Due to eight months of mostly-online courses, a number of Queens College campus facilities have been struggling to fulfill their intended roles because there is only a small fraction of students that can utilize them. Among these facilities is the Godwin-Ternbach Museum on campus, a place where the continuation of online studies has prompted the center’s first-ever virtual exhibit, which opened on the museum’s website on September 29th.
The exhibit, titled “Human Nature,” includes a carefully-ordered progression of portraits in a fashion remarkably similar to that of an in-person gallery. The display opens with a cluster of pieces under the title “Realism,” which prefaces the rest of the show by introducing the art of portraiture in its purest observational form. The pieces in this section span a great deal of years and media, providing a basis for some of the more unconventional portraits to follow.
In the sections titled “The Timeless Gaze” and “The Male Gaze,” observational paintings and sculptures are displayed to further portray the desire of the artist to understand humanity. The former incorporates terra cotta sculptures dating back to at least the fifth century B.C., while the latter includes more recent works detailing the muses of various artists. Despite the vast difference between the dates of creation of the pieces, the longing to understand the subject is evident in each, a feeling that the exhibition describes as “an impossible yearning” which prompts the artist to mimic the human form.
In the more contemporary section, “Pop Art,” the viewer observes the active role of portraiture in defining rather than simply observing. The work in this section includes pieces by Andy Warhol and Roy Lichtenstein, as well as a haunting two-panel painting by Roger Shimomura, which is titled “Yellow Rat Bastard (How to Tell the Difference Between Chinese and Japanese).” Each panel bursts with a number of crowded faces, marking a transition of the portrait artist’s role from observer to that of defender and definer of cultures. Similar strategies are implemented in a number of later sections. Pieces from “Satire and Caricature” and “The Honorific Portrait” show how portrait artists have the ability to take on a politically and socially relevant role in either criticizing, mocking, or exalting their subject. Meanwhile, work from “Describing the Spirit” and “The Human Condition” follow by displaying how an artist may manipulate the subjects of their work to appeal to worshippers or to instill feelings of outrage and injustice.

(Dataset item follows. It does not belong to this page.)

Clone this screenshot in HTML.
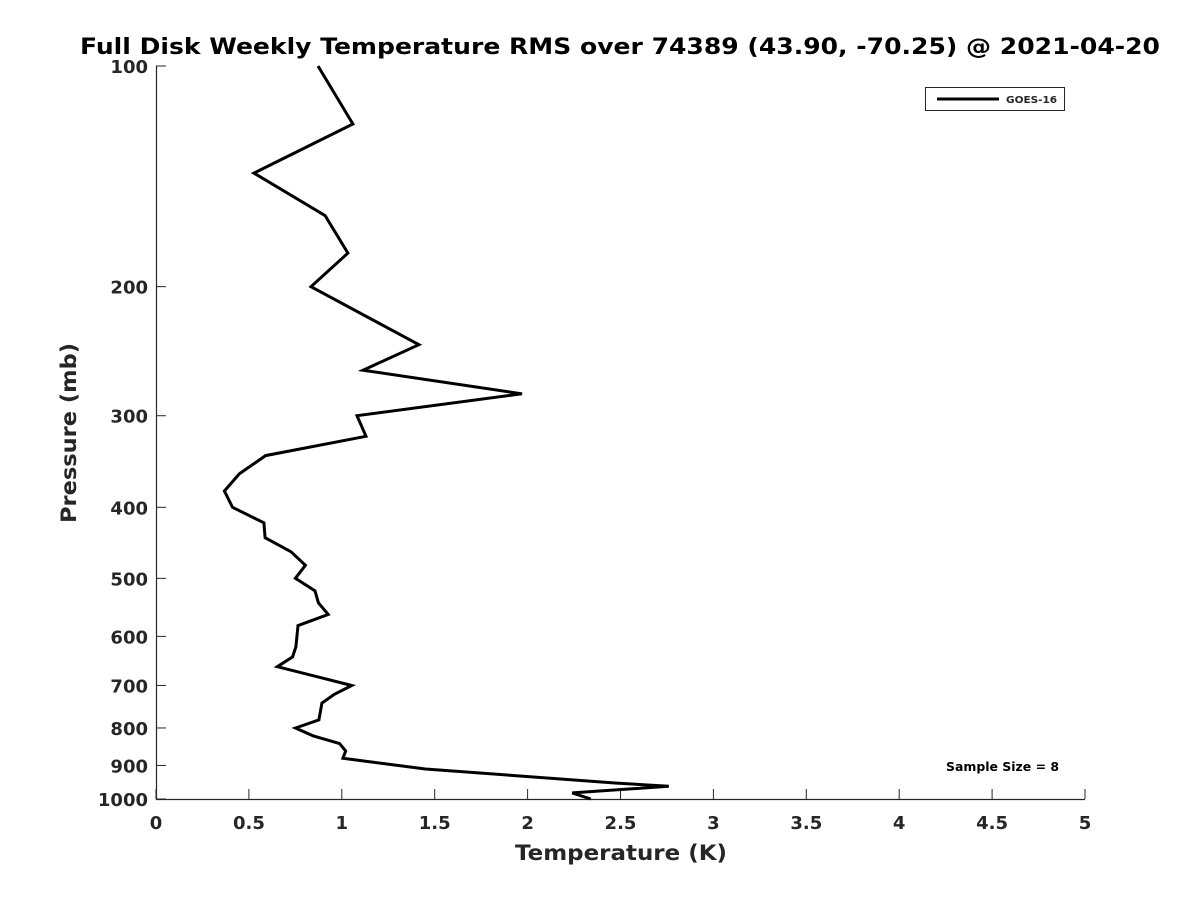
<!DOCTYPE html>
<html><head><meta charset="utf-8"><style>
html,body{margin:0;padding:0;background:#fff}
svg text{font-family:"DejaVu Sans","Liberation Sans",sans-serif;font-weight:bold;fill:#262626}
</style></head><body>
<svg id="chart" width="1200" height="900" viewBox="0 0 1200 900" xmlns="http://www.w3.org/2000/svg">
<rect width="1200" height="900" fill="#fff"/>
<text x="80" y="54" font-size="22" textLength="1080" lengthAdjust="spacingAndGlyphs" fill="#000" style="fill:#000">Full Disk Weekly Temperature RMS over 74389 (43.90, -70.25) @ 2021-04-20</text>
<g id="axes"></g>
<path id="series" fill="none" stroke="#000" stroke-width="3" stroke-linejoin="miter"/>
<g>
<rect x="925.5" y="87.5" width="139" height="23" fill="#fff" stroke="#262626" stroke-width="1"/>
<line x1="937" y1="99" x2="999" y2="99" stroke="#000" stroke-width="3"/>
<text x="1006" y="103" font-size="10" textLength="51" lengthAdjust="spacingAndGlyphs">GOES-16</text>
</g>
<text x="946" y="771" font-size="12" textLength="113" lengthAdjust="spacingAndGlyphs" style="fill:#000">Sample Size = 8</text>
<text x="515" y="860" font-size="21" textLength="212" lengthAdjust="spacingAndGlyphs">Temperature (K)</text>
<text transform="translate(76,523) rotate(-90)" font-size="21" textLength="180" lengthAdjust="spacingAndGlyphs">Pressure (mb)</text>
</svg>
<script>
const pressures=[100,120,140,160,180,200,240,260,280,300,320,340,360,380,400,420,440,460,480,500,520,540,560,580,620,640,660,680,700,720,740,780,800,820,840,860,880,910,951,961,981,1000];
const temps=[0.872,1.06,0.527,0.91,1.033,0.834,1.415,1.114,1.97,1.082,1.13,0.59,0.449,0.368,0.412,0.581,0.587,0.727,0.804,0.75,0.856,0.874,0.927,0.764,0.753,0.735,0.653,0.856,1.054,0.959,0.893,0.877,0.751,0.845,0.988,1.021,1.006,1.45,2.47,2.76,2.24,2.34];
const xTicks=[0,0.5,1,1.5,2,2.5,3,3.5,4,4.5,5];
const xTickLabels=["0","0.5","1","1.5","2","2.5","3","3.5","4","4.5","5"];
const yTicks=[100,200,300,400,500,600,700,800,900,1000];
const yTickLabels=["100","200","300","400","500","600","700","800","900","1000"];
const X0=156,X1=1085,Y0=66,Y1=799;
function xs(t){return X0+(t-0)/(5-0)*(X1-X0);}
function ys(p){return Y0+Math.log10(p/100)/Math.log10(1000/100)*(Y1-Y0);}
const NS="http://www.w3.org/2000/svg";
const axes=document.getElementById('axes');
function mk(tag,attrs,parent){const e=document.createElementNS(NS,tag);for(const k in attrs)e.setAttribute(k,attrs[k]);(parent||axes).appendChild(e);return e;}
const ax=mk('path',{d:`M${X0+0.5},${Y0} L${X0+0.5},${Y1+0.5} L${X1},${Y1+0.5}`,fill:'none',stroke:'#262626','stroke-width':1.2});


xTicks.forEach((t,i)=>{
  const x=xs(t);
  const l=mk('line',{x1:x,y1:Y1,x2:x,y2:Y1-10,stroke:'#262626','stroke-width':1});
  
  
  const tx=mk('text',{x:x,y:Y1+30,'font-size':18,'text-anchor':'middle'});
  
  
  tx.textContent=xTickLabels[i];
});
yTicks.forEach((p,i)=>{
  const y=ys(p);
  const l=mk('line',{x1:X0,y1:y,x2:X0+10,y2:y,stroke:'#262626','stroke-width':1});
  
  
  const tx=mk('text',{x:X0-8,y:y+7,'font-size':18,'text-anchor':'end'});
  
  
  tx.textContent=yTickLabels[i];
});
let d='';
pressures.forEach((p,i)=>{d+=(i?'L':'M')+xs(temps[i]).toFixed(1)+','+ys(p).toFixed(1)+' ';});
document.getElementById('series').setAttribute('d',d);
</script>
</body></html>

In “Illustrating the Dream,” the subjects of the portraits float between reality and possibility, providing the most integral turning point from the observational start of the exhibition to some of the more abstract pieces at the end. Particularly in the heavy-handed reproduction of Georges Rouault’s “Tête de Pierrot (Head of a Clown),” the viewer observes the departure from the traditional portrayal of the human into the realm of vague possibility that can be seen in some of the exhibit’s later pieces. This transition especially enables the viewer to embrace the pieces in the final section, “Self Portraits and Alter Egos,” which includes work that spans from the highly realistic “William Hogarth Painting the Comic Muse” to the somewhat frightening and distorted etching by the artist Paul Klee, titled “The Comedian.” This group of pieces draws the subject of the portrait inward for the purpose of self-definition. A number of the other pieces in the self-portrait section also refer directly to art as something very clearly tied to the maker’s identity. A sample of this is the gracefully sketched etching by Picasso titled “Peintre Travaillant (Painter Working).” In this piece, the painter and his companion are drawn in a bare and complete state of focus on the painter’s work, a portrayal which depicts the very definition of the artist’s being.
In light of current circumstances preventing many from viewing art in a traditional museum setting, this exhibition provided those interested with the opportunity to observe and contemplate an artistic portrayal of the human condition throughout a vast timespan and within various media. The topic holds both current relevance and inspiration for the viewer as they undertake the virtual trek from realism toward unearthing the self through the gradual observation of the human condition.